One of her techniques is to jab sticks in the ground around young seedlings or cover newly seeded areas with some sort of wire barrier to keep the chickens from scratching and dust-bathing, but once a plant is established, she really doesn't give it any protection from them.

I think that I would also be able to incorporate swales into this type of design if they end up being needed for our climate (I'm told by the old codgers that no one irrigates, so I'm not too concerned about this... yet).

I mean, look at her flipping gardens! Everything is lush, beautiful, and tidy but still retains some level of wildness to it. I'm very much a visual person (if that isn't already obvious), and while I can wing it if need be, I prefer lots of reference sources when it comes to this kind of thing. Irene Kightley has been added to my list of permaculture studs.

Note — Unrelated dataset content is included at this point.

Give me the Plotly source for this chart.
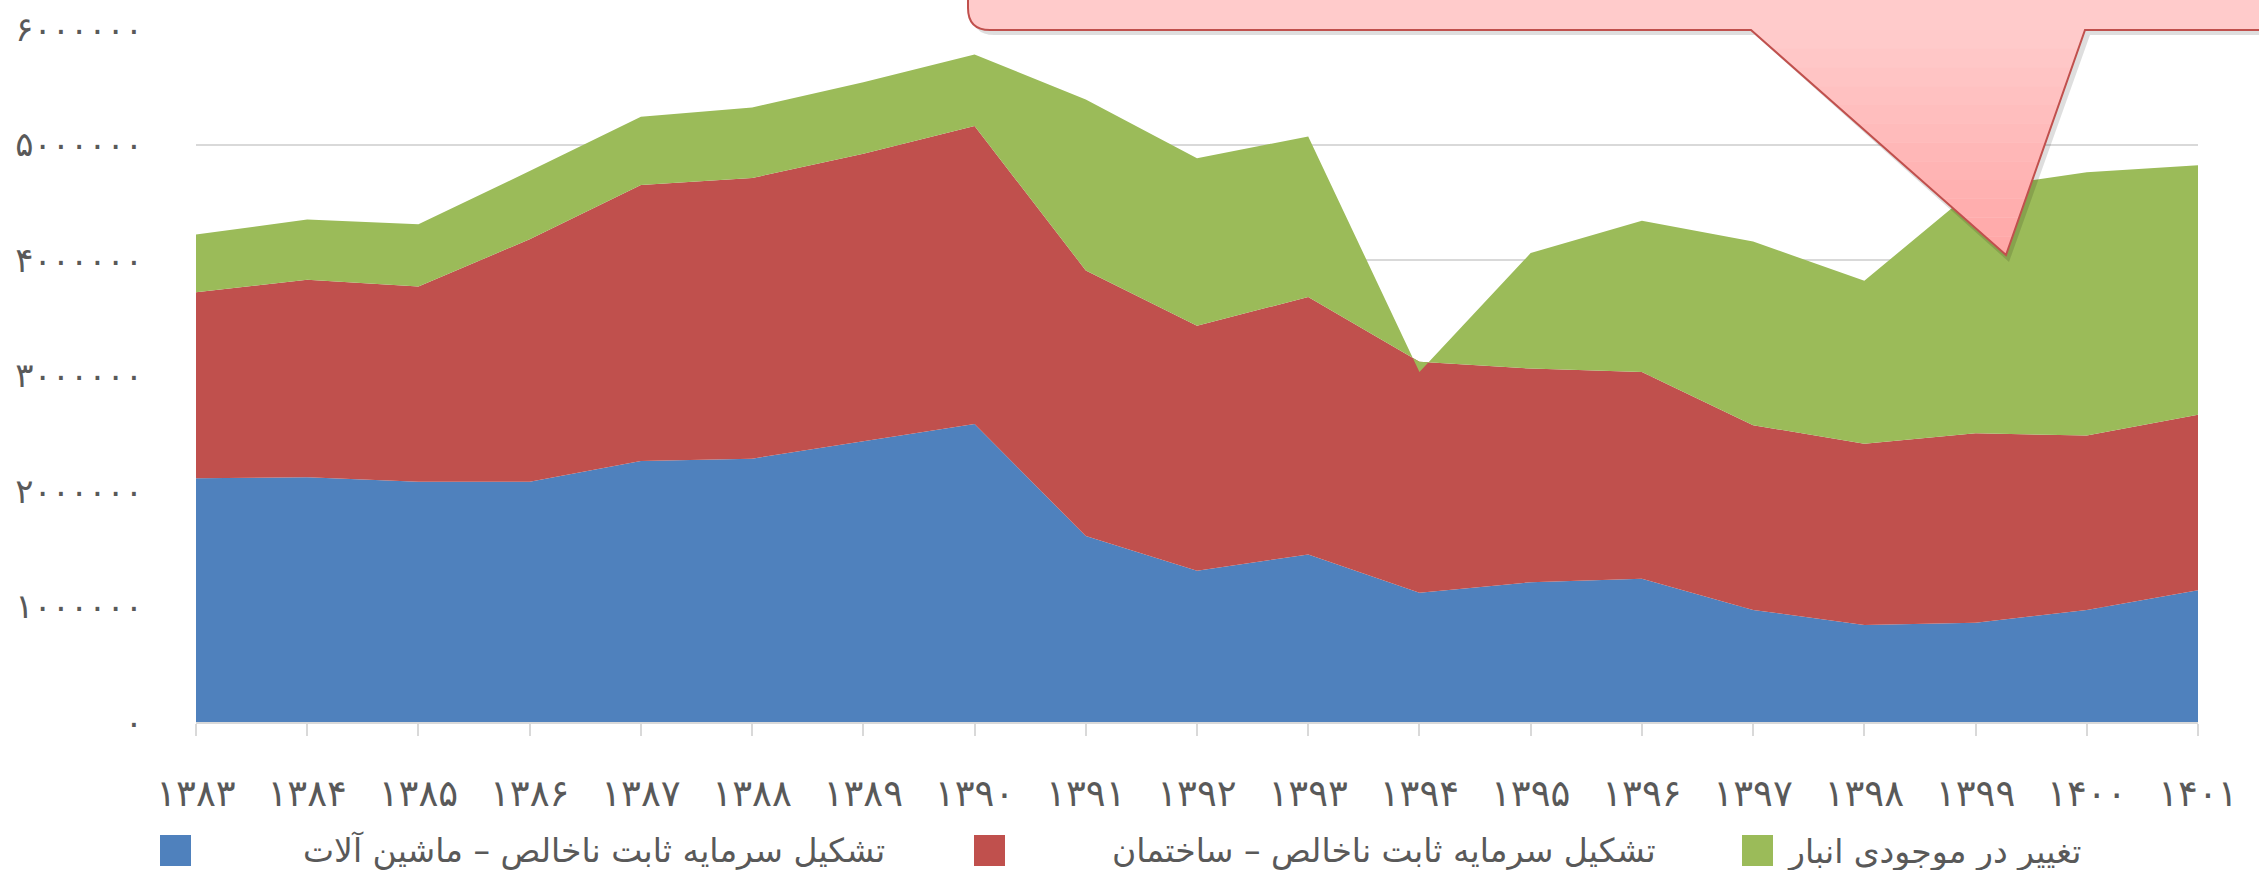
import plotly.graph_objects as go

# ---------------- data ----------------
years = ["۱۳۸۳", "۱۳۸۴", "۱۳۸۵", "۱۳۸۶", "۱۳۸۷", "۱۳۸۸", "۱۳۸۹", "۱۳۹۰", "۱۳۹۱", "۱۳۹۲",
         "۱۳۹۳", "۱۳۹۴", "۱۳۹۵", "۱۳۹۶", "۱۳۹۷", "۱۳۹۸", "۱۳۹۹", "۱۴۰۰", "۱۴۰۱"]

machinery = [2110000, 2120000, 2080000, 2080000, 2260000, 2280000, 2430000, 2580000, 1610000, 1310000,
             1450000, 1120000, 1210000, 1240000, 970000, 840000, 860000, 970000, 1140000]
construction = [1610000, 1710000, 1690000, 2100000, 2390000, 2430000, 2490000, 2580000, 2300000, 2120000,
                2230000, 2000000, 1850000, 1790000, 1600000, 1570000, 1640000, 1510000, 1520000]
inventory = [500000, 520000, 540000, 590000, 590000, 610000, 620000, 620000, 1480000, 1450000,
             1390000, -90000, 1000000, 1310000, 1590000, 1410000, 2120000, 2280000, 2160000]

series_names = ["تشکیل سرمایه ثابت ناخالص – ماشین آلات",
                "تشکیل سرمایه ثابت ناخالص – ساختمان",
                "تغییر در موجودی انبار"]
series_colors = ["#4F81BD", "#C0504D", "#9BBB59"]

y_tickvals = [0, 1000000, 2000000, 3000000, 4000000, 5000000, 6000000]
y_ticktext = ["۰", "۱۰۰۰۰۰۰", "۲۰۰۰۰۰۰", "۳۰۰۰۰۰۰", "۴۰۰۰۰۰۰", "۵۰۰۰۰۰۰", "۶۰۰۰۰۰۰"]

# ---------------- layout geometry ----------------
W, H = 2259, 870
L, R, T, B = 196, 61, 29, 148
PW, PH = W - L - R, H - T - B


def px(x):
    """page pixel x -> paper x"""
    return (x - L) / PW


def py(y):
    """page pixel y -> paper y"""
    return (H - B - y) / PH


FONT = "DejaVu Sans"
TXT = "#595959"

fig = go.Figure()
for name, vals, col in zip(series_names, [machinery, construction, inventory], series_colors):
    fig.add_trace(go.Scatter(
        x=years, y=vals, name=name, mode="lines", stackgroup="one",
        line=dict(width=0, color=col), fillcolor=col, hoverinfo="skip", showlegend=False))

# ---------------- callout (decorative) ----------------
shapes = []
body = (f"M{px(968)},{py(-30)} L{px(968)},{py(8)} Q{px(968)},{py(30)} {px(990)},{py(30)} "
        f"L{px(1751)},{py(30)} L{px(2006)},{py(255)} L{px(2085)},{py(30)} "
        f"L{px(2290)},{py(30)} L{px(2290)},{py(-30)} Z")
shadow = (f"M{px(972)},{py(-30)} L{px(972)},{py(12)} Q{px(972)},{py(35)} {px(994)},{py(35)} "
          f"L{px(1755)},{py(35)} L{px(2009)},{py(262)} L{px(2090)},{py(35)} "
          f"L{px(2290)},{py(35)} L{px(2290)},{py(-30)} Z")
shapes.append(dict(type="path", path=shadow, xref="paper", yref="paper",
                   fillcolor="rgba(0,0,0,0.13)", line=dict(width=0), layer="above"))
shapes.append(dict(type="path", path=body, xref="paper", yref="paper",
                   fillcolor="#FFCBCB", line=dict(width=0), layer="above"))
n = 12
c0, c1 = (255, 204, 204), (255, 166, 166)
for i in range(n):
    y0 = 30 + i * 225 / n
    y1 = y0 + 225 / n
    lx0 = 1751 + (y0 - 30) / 225 * (2006 - 1751)
    lx1 = 1751 + (y1 - 30) / 225 * (2006 - 1751)
    rx0 = 2085 - (y0 - 30) / 225 * (2085 - 2006)
    rx1 = 2085 - (y1 - 30) / 225 * (2085 - 2006)
    t = (i + 0.5) / n
    col = "rgb(%d,%d,%d)" % tuple(round(a + (b - a) * t) for a, b in zip(c0, c1))
    shapes.append(dict(type="path", xref="paper", yref="paper", layer="above",
                       path=f"M{px(lx0)},{py(y0)} L{px(lx1)},{py(y1)} L{px(rx1)},{py(y1)} L{px(rx0)},{py(y0)} Z",
                       fillcolor=col, line=dict(width=0)))
shapes.append(dict(type="path", path=body, xref="paper", yref="paper",
                   fillcolor="rgba(0,0,0,0)", line=dict(width=2, color="#C0504D"), layer="above"))

# ---------------- legend (squares + labels) ----------------
legend_sq_x = [160, 974, 1742]
legend_txt_cx = [594, 1384, 1934]
annotations = []
for name, col, sx, tx in zip(series_names, series_colors, legend_sq_x, legend_txt_cx):
    shapes.append(dict(type="rect", xref="paper", yref="paper",
                       x0=px(sx), x1=px(sx + 31), y0=py(866), y1=py(835),
                       fillcolor=col, line=dict(width=0)))
    annotations.append(dict(text=name, xref="paper", yref="paper", x=px(tx), y=py(851),
                            xanchor="center", yanchor="middle", showarrow=False,
                            font=dict(family=FONT, size=33, color=TXT)))

fig.update_layout(
    width=W, height=H,
    margin=dict(l=L, r=R, t=T, b=B, autoexpand=False),
    paper_bgcolor="white", plot_bgcolor="white",
    font=dict(family=FONT, color=TXT),
    showlegend=False,
    xaxis=dict(type="category", range=[0, len(years) - 1], showgrid=False,
               showline=True, linecolor="#D9D9D9", linewidth=1.5,
               ticks="outside", ticklen=12, tickcolor="#D9D9D9", tickwidth=1.5,
               tickfont=dict(family=FONT, size=37, color=TXT), ticklabelstandoff=26),
    yaxis=dict(range=[0, 6000000], tickvals=y_tickvals, ticktext=y_ticktext,
               showgrid=True, gridcolor="#D9D9D9", gridwidth=1.5, zeroline=False,
               showline=False, ticks="",
               tickfont=dict(family=FONT, size=34, color=TXT), ticklabelstandoff=52),
    shapes=shapes,
    annotations=annotations,
)

fig.write_html("out.html", config={"displayModeBar": False},
               post_script="document.body.style.margin='0px';")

  1. Raised beds are stepped in to plant and harvest. As long as you are not stepping on the plant you aren't hurting anything. Was born and raised in NC mountains until 15 yrs ago. We had no choice but to have gardens on a hill. No problem soil washing away as we mulched it heavy with straw and manure from the animal stalls. You will see many ways to do things but as you settle in your land you will know what is best for you. Love your place!!!

    1. That's very good to hear, Peggy! I'm probably completely over-dramatizing the issue. Like you said, I think the garden will end up being a mish-mash of many different techniques, methods, and approaches to doing things.